Nonviolent God?

Nonviolent God? June 10, 2014

J. Denny Weaver (Nonviolent Atonement, 7) states a common view among contemporary Mennonites when he argues that traditional atonement theories only work “if one is willing to defend the compatibility of violence and retribution with the Gospel of Jesus Christ.” He argues for continuity between the character of God, atonement theology, and Christian ethics: All must be non-violent. A non-violent ethics rests on trust in a non-violent God.

As Perry Yoder points out in his essay in Struggles for Shalom, this represents a shift in Mennonite theology: “In making a case for nonresistance or pacifism, earlier Mennonite scholars denied neither the ‘violence’ of God or the retributive justice of God as presented in the biblical account’ (13). He quotes from Guy Hershberger’s 1991 War, Peace, and Nonresistance, “there is no contradiction between the Christian ethic of love for others and God’s wrath and judgment” (Yoder, 15).

And Yoder doesn’t think that the shift has been openly acknowledged or adequately defended. He observes that Weaver doesn’t show “how the hermeneutics and assumptions of the preceding tradition were in error” (19). Biblically, he observes that “it is not obvious from a plain-sense reading of the Gospels that Jesus’s God was in fact or in principle nonviolent,” citing Matthew 10:15 and 26:51-53 among other texts.

He thinks that one issue has to do with the difference between a “biblical” argument, which can be constructed from “a few key verses,” and a “canonical” one, which takes account of all the messiness and variety of the whole Bible (22). A canonical approach makes it impossible for us to tie up all loose ends, but “it would bring a corrective to proof texting . . . and the tunnel vision that results” (22).

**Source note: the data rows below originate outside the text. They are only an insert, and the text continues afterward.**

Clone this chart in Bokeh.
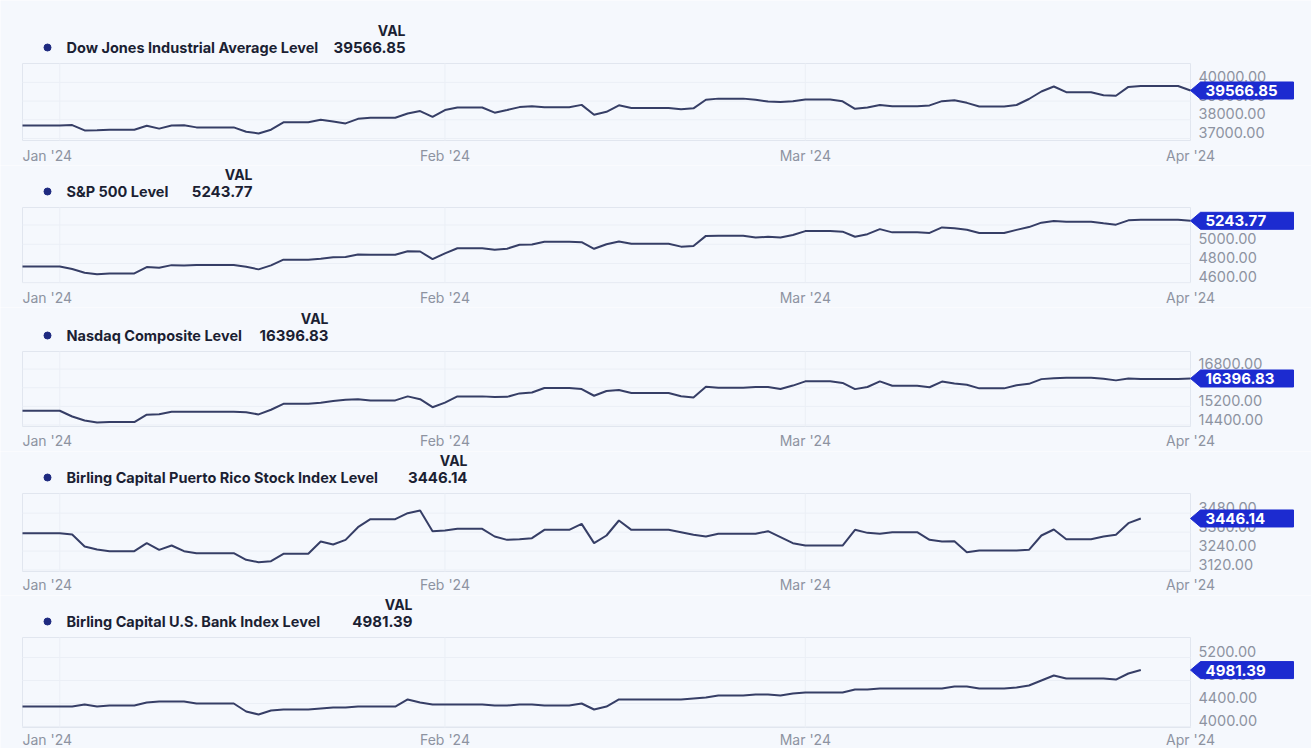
import pandas as pd
from bokeh.plotting import figure
from bokeh.layouts import column
from bokeh.models import Range1d, ColumnDataSource
from bokeh.core.properties import value
from bokeh.embed import file_html
from bokeh.resources import INLINE

# ---------------- data ----------------
HOLIDAYS = ["2024-01-01", "2024-01-15", "2024-02-19", "2024-03-29"]
START, END = "2023-12-29", "2024-04-01"
trade_days = [d for d in pd.bdate_range(START, END) if d.strftime("%Y-%m-%d") not in HOLIDAYS]

dji = [37689.54, 37715.04, 37430.19, 37440.34, 37466.11, 37683.01, 37525.16, 37695.73, 37711.02, 37592.98,
       37361.12, 37266.67, 37468.61, 37863.80, 38001.81, 37905.45, 37806.39, 38049.13, 38109.43, 38333.45,
       38467.31, 38150.30, 38519.84, 38654.42, 38380.12, 38521.36, 38677.36, 38726.33, 38671.69, 38797.38,
       38272.75, 38424.27, 38773.12, 38627.99, 38563.80, 38612.24, 39069.11, 39131.53, 39069.23, 38972.41,
       38949.02, 38996.39, 39087.38, 38989.83, 38585.19, 38661.05, 38791.35, 38722.69, 38769.66, 38997.66,
       39043.32, 38905.66, 38714.77, 38790.43, 39110.76, 39512.13, 39781.37, 39475.90, 39313.64, 39282.33,
       39760.08, 39807.37, 39566.85]
spx = [4769.83, 4742.83, 4704.81, 4688.68, 4697.24, 4763.54, 4756.50, 4783.45, 4780.24, 4783.83,
       4765.98, 4739.21, 4780.94, 4839.81, 4850.43, 4864.60, 4868.55, 4894.16, 4890.97, 4927.93,
       4924.97, 4845.65, 4906.19, 4958.61, 4942.81, 4954.23, 4995.06, 4997.91, 5026.61, 5021.84,
       4953.17, 5000.62, 5029.73, 5005.57, 4975.51, 4981.80, 5087.03, 5088.80, 5069.53, 5078.18,
       5069.76, 5096.27, 5137.08, 5130.95, 5078.65, 5104.76, 5157.36, 5123.69, 5117.94, 5175.27,
       5165.31, 5150.48, 5117.09, 5149.42, 5178.51, 5224.62, 5241.53, 5234.18, 5218.19, 5203.58,
       5248.49, 5254.35, 5243.77]
ixic = [15011.35, 14765.94, 14592.21, 14510.30, 14524.07, 14843.77, 14857.71, 14969.65, 14970.19, 14972.76,
        14944.35, 14855.62, 15055.65, 15310.97, 15360.29, 15425.94, 15481.92, 15510.50, 15455.36, 15628.04,
        15509.90, 15164.01, 15361.64, 15628.95, 15597.68, 15609.00, 15756.64, 15793.72, 15990.66, 15942.55,
        15655.60, 15859.15, 15906.17, 15775.65, 15630.78, 15580.87, 16041.62, 15996.82, 16027.33, 16035.30,
        15947.74, 16091.92, 16274.94, 16207.51, 15939.59, 16031.54, 16273.38, 16085.11, 16019.27, 16265.64,
        16177.77, 16128.53, 15973.17, 16103.45, 16166.79, 16369.41, 16401.84, 16428.82, 16384.47, 16315.70,
        16399.52, 16379.46, 16396.83]
prx = [3353.2, 3344.8, 3269.0, 3250.0, 3239.5, 3290.1, 3247.9, 3275.3, 3239.5, 3226.9,
       3184.8, 3170.0, 3176.3, 3222.7, 3300.6, 3281.6, 3311.1, 3391.1, 3441.7, 3479.6,
       3496.4, 3365.9, 3370.1, 3380.6, 3332.2, 3311.1, 3315.3, 3321.6, 3374.3, 3412.2,
       3290.1, 3338.5, 3433.3, 3374.3, 3359.6, 3342.7, 3332.2, 3349.0, 3349.0, 3365.9,
       3328.0, 3290.1, 3275.3, 3275.3, 3374.3, 3355.3, 3349.0, 3359.6, 3311.1, 3300.6,
       3302.7, 3233.2, 3243.7, 3243.7, 3247.9, 3338.5, 3376.4, 3315.3, 3332.2, 3342.7,
       3416.4, 3446.14]
bank = [4348, 4348, 4383, 4348, 4365, 4417, 4435, 4435, 4435, 4400,
        4261, 4209, 4278, 4296, 4313, 4330, 4330, 4348, 4348, 4470,
        4417, 4383, 4383, 4383, 4365, 4365, 4383, 4383, 4365, 4400,
        4296, 4348, 4470, 4470, 4470, 4487, 4504, 4539, 4557, 4557,
        4539, 4574, 4591, 4591, 4643, 4643, 4661, 4661, 4661, 4661,
        4696, 4696, 4661, 4678, 4713, 4800, 4887, 4835, 4835, 4817,
        4922, 4981.39]

series_names = ["Dow Jones Industrial Average Level", "S&P 500 Level", "Nasdaq Composite Level",
                "Birling Capital Puerto Rico Stock Index Level", "Birling Capital U.S. Bank Index Level"]
series_values = [dji, spx, ixic, prx, bank]
y_ranges = [(36891, 41011), (4603, 5382), (14336, 17555), (3111, 3604), (3983, 5548)]
y_ticks = [[37000, 38000, 39000, 40000], [4600, 4800, 5000, 5200], [14400, 15200, 16000, 16800],
           [3120, 3240, 3360, 3480], [4000, 4400, 4800, 5200]]
month_ticks = ["2024-01-01", "2024-02-01", "2024-03-01", "2024-04-01"]
month_labels = ["Jan '24", "Feb '24", "Mar '24", "Apr '24"]
header = "VAL"

# ---------------- layout (page pixels) / style ----------------
PAGE_W = 1311
PLOT_L, PLOT_R = 22, 1190
fig_bounds = [0, 165, 307, 451, 595, 748]
plot_tops = [63, 207, 351, 493, 637]
plot_bots = [140, 282, 426, 571, 727]
xlabel_y = [155, 297, 440, 584, 739]
value_right = [405, 252, 328, 467, 412]

BG = "#f5f8fd"
LINE = "#363e66"
BADGE = "#1c2bd0"
TXT = "#1b1f33"
AXT = "#8d93a1"
GRID = "#ebeff6"
BOX = "#e1e6ef"
DOT = "#1e2a80"
FONT = value("Inter")


def ms(t):
    return pd.Timestamp(t).value / 1e6


x0, x1 = ms(START), ms(END)
mspp = (x1 - x0) / (PLOT_R - PLOT_L)
months = [ms(m) for m in month_ticks]

figs = []
for i in range(5):
    lo, hi = y_ranges[i]
    pt, pb = plot_tops[i], plot_bots[i]
    T, B = fig_bounds[i], fig_bounds[i + 1]
    upp = (hi - lo) / (pb - pt)

    def X(px):
        return x0 + (px - PLOT_L) * mspp

    def Y(py):
        return lo + (pb - py) * upp

    p = figure(width=PAGE_W, height=B - T, x_axis_type=None, y_axis_type=None,
               x_range=Range1d(X(0), X(PAGE_W)), y_range=Range1d(Y(B), Y(T)),
               toolbar_location=None, output_backend="svg", min_border=0,
               background_fill_color=BG, border_fill_color=BG, outline_line_color=None)

    ticks = y_ticks[i]
    # plot box and grid
    p.quad(left=[x0], right=[x1], bottom=[lo], top=[hi], fill_alpha=0, line_color=BOX, line_width=1)
    p.segment(x0=months[:-1], y0=[lo] * 3, x1=months[:-1], y1=[hi] * 3, line_color=GRID, line_width=1)
    p.segment(x0=[x0] * len(ticks), y0=ticks, x1=[x1] * len(ticks), y1=ticks,
              line_color=GRID, line_width=1)

    # series line (weekends carry the previous close)
    vals = series_values[i]
    s = pd.Series(vals, index=trade_days[:len(vals)])
    daily = s.reindex(pd.date_range(s.index[0], s.index[-1], freq="D")).ffill()
    src = ColumnDataSource(dict(x=[ms(d) for d in daily.index], v=daily.values))
    p.line("x", "v", source=src, line_color=LINE, line_width=2)

    # value-axis labels (sit slightly above their grid lines)
    p.text(x=[X(1198)] * len(ticks), y=[t + 6 * upp for t in ticks],
           text=[f"{t:.2f}" for t in ticks], text_align="left", text_baseline="middle",
           text_color=AXT, text_font=FONT, text_font_size="14.5px")

    # time-axis labels (first one is kept inside the plot's left edge)
    ly = Y(xlabel_y[i])
    p.text(x=[x0], y=[ly], text=month_labels[:1], text_align="left", text_baseline="middle",
           text_color=AXT, text_font=FONT, text_font_size="14px")
    p.text(x=months[1:], y=[ly] * 3, text=month_labels[1:], text_align="center",
           text_baseline="middle", text_color=AXT, text_font=FONT, text_font_size="14px")

    # badge with the latest value
    v = vals[-1]
    hh = 8.5 * upp
    p.patch(x=[x1, X(1200), X(1293), X(1293), X(1200)], y=[v, v + hh, v + hh, v - hh, v - hh],
            fill_color=BADGE, line_color=BADGE)
    p.text(x=[X(1205)], y=[v], text=[f"{v:.2f}"], text_align="left", text_baseline="middle",
           text_color="white", text_font=FONT, text_font_style="bold", text_font_size="15px")

    # legend block
    ry, hy = Y(pt - 16), Y(pt - 33)
    p.scatter(x=[X(47)], y=[ry], size=7, marker="circle", fill_color=DOT, line_color=DOT)
    p.text(x=[X(66)], y=[ry], text=[series_names[i]], text_align="left", text_baseline="middle",
           text_color=TXT, text_font=FONT, text_font_style="bold", text_font_size="14.5px")
    p.text(x=[X(value_right[i])], y=[ry], text=[f"{v:.2f}"], text_align="right",
           text_baseline="middle", text_color=TXT, text_font=FONT, text_font_style="bold",
           text_font_size="15px")
    p.text(x=[X(value_right[i])], y=[hy], text=[header], text_align="right",
           text_baseline="middle", text_color=TXT, text_font=FONT, text_font_style="bold",
           text_font_size="14px")
    figs.append(p)

layout = column(*figs, spacing=0)
open("out.html", "w").write(file_html(layout, INLINE))
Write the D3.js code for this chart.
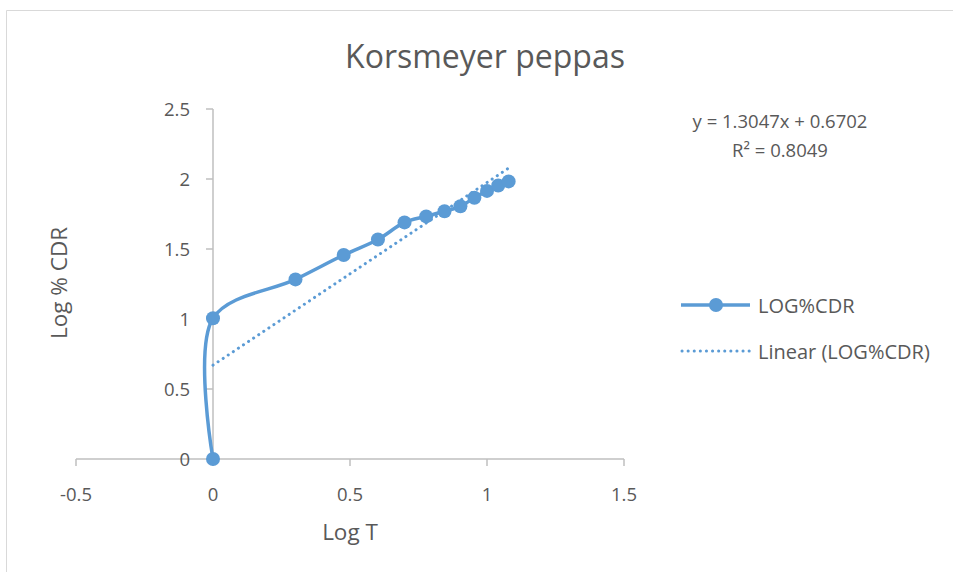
<!DOCTYPE html>
<html><head><meta charset="utf-8">
<script src="https://cdn.jsdelivr.net/npm/d3@7"></script>
<style>body{margin:0;background:#fff}svg{display:block}text{font-family:"Open Sans",Lato,sans-serif;fill:#595959}</style>
</head><body><svg id="c" width="953" height="572"></svg>
<script>
const title = "Korsmeyer peppas";
const seriesName = "LOG%CDR";
const trendName = "Linear (LOG%CDR)";
const logT = [0, 0, 0.301, 0.477, 0.602, 0.699, 0.778, 0.845, 0.903, 0.954, 1.0, 1.041, 1.079];
const logCDR = [0, 1.005, 1.283, 1.457, 1.568, 1.690, 1.733, 1.770, 1.805, 1.866, 1.915, 1.954, 1.983];
const xTicks = [-0.5, 0, 0.5, 1, 1.5];
const yTicks = [0, 0.5, 1, 1.5, 2, 2.5];
const slope = 1.3047, intercept = 0.6702, r2 = 0.8049;

const svg = d3.select("#c");
const color = "#5b9bd5";
svg.append("path").attr("d","M6.5,572 L6.5,10.5 L953,10.5").attr("fill","none").attr("stroke","#d9d9d9");

const x = d3.scaleLinear().domain([-0.5,1.5]).range([76,624]);
const y = d3.scaleLinear().domain([0,2.5]).range([459,109]);

svg.append("line").attr("x1",x(-0.5)).attr("x2",x(1.5)).attr("y1",y(0)).attr("y2",y(0)).attr("stroke","#bfbfbf").attr("stroke-width",1.5);
xTicks.forEach(t=>{
  svg.append("line").attr("x1",x(t)).attr("x2",x(t)).attr("y1",y(0)).attr("y2",y(0)+7).attr("stroke","#bfbfbf").attr("stroke-width",1.5);
  svg.append("text").attr("x",x(t)).attr("y",501).attr("text-anchor","middle").attr("font-size",18.5).text(t);
});
svg.append("line").attr("x1",x(0)).attr("x2",x(0)).attr("y1",y(0)).attr("y2",y(2.5)).attr("stroke","#bfbfbf").attr("stroke-width",1.5);
yTicks.forEach(t=>{
  svg.append("line").attr("x1",x(0)-7).attr("x2",x(0)).attr("y1",y(t)).attr("y2",y(t)).attr("stroke","#bfbfbf").attr("stroke-width",1.5);
  svg.append("text").attr("x",190).attr("y",y(t)+6.5).attr("text-anchor","end").attr("font-size",18.5).text(t);
});

svg.append("text").attr("x",485).attr("y",68).attr("text-anchor","middle").attr("font-size",32).text(title);
svg.append("text").attr("x",350).attr("y",540).attr("text-anchor","middle").attr("font-size",22.5).text("Log T");
svg.append("text").attr("transform","translate(67,283) rotate(-90)").attr("text-anchor","middle").attr("font-size",22.5).text("Log % CDR");

const xmin = d3.min(logT), xmax = d3.max(logT);
svg.append("line").attr("x1",x(xmin)).attr("y1",y(slope*xmin+intercept)).attr("x2",x(xmax)).attr("y2",y(slope*xmax+intercept))
  .attr("stroke",color).attr("stroke-width",3).attr("stroke-dasharray","0.1 6").attr("stroke-linecap","round");

const pts = logT.map((v,i)=>[v,logCDR[i]]);
const line = d3.line().x(d=>x(d[0])).y(d=>y(d[1])).curve(d3.curveCatmullRom.alpha(0.5));
svg.append("path").attr("d",line(pts)).attr("fill","none").attr("stroke",color).attr("stroke-width",3.5);
svg.selectAll("circle.pt").data(pts).enter().append("circle").attr("class","pt")
  .attr("cx",d=>x(d[0])).attr("cy",d=>y(d[1])).attr("r",7).attr("fill",color);

svg.append("text").attr("x",780).attr("y",128).attr("text-anchor","middle").attr("font-size",18.5).text(`y = ${slope}x + ${intercept}`);
svg.append("text").attr("x",780).attr("y",157).attr("text-anchor","middle").attr("font-size",18.5).text(`R² = ${r2}`);

svg.append("line").attr("x1",681).attr("x2",750).attr("y1",305).attr("y2",305).attr("stroke",color).attr("stroke-width",3.5);
svg.append("circle").attr("cx",716).attr("cy",305).attr("r",7).attr("fill",color);
svg.append("text").attr("x",758).attr("y",313).attr("font-size",20).text(seriesName);
svg.append("line").attr("x1",682).attr("x2",750).attr("y1",351).attr("y2",351).attr("stroke",color).attr("stroke-width",3).attr("stroke-dasharray","0.1 6").attr("stroke-linecap","round");
svg.append("text").attr("x",758).attr("y",359).attr("font-size",20).text(trendName);
</script></body></html>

As always, there is also an issue of theology proper: “The problem with the God of the canon is that God is God. God’s being cannot be limited by definition, nor can God’s character be logically represented. Scripture represents the dilemma of thinking about a radically free God by positing seemingly contradictory attributes of the divine” (23). Indeed, given the role that pleas for justice and retribution have in the prayers of Scripture, “peace” detached from God’s retribution, justice, punishment, and violence against evil, “may be a middle-class luxury and part of the ideology of oppression” (25).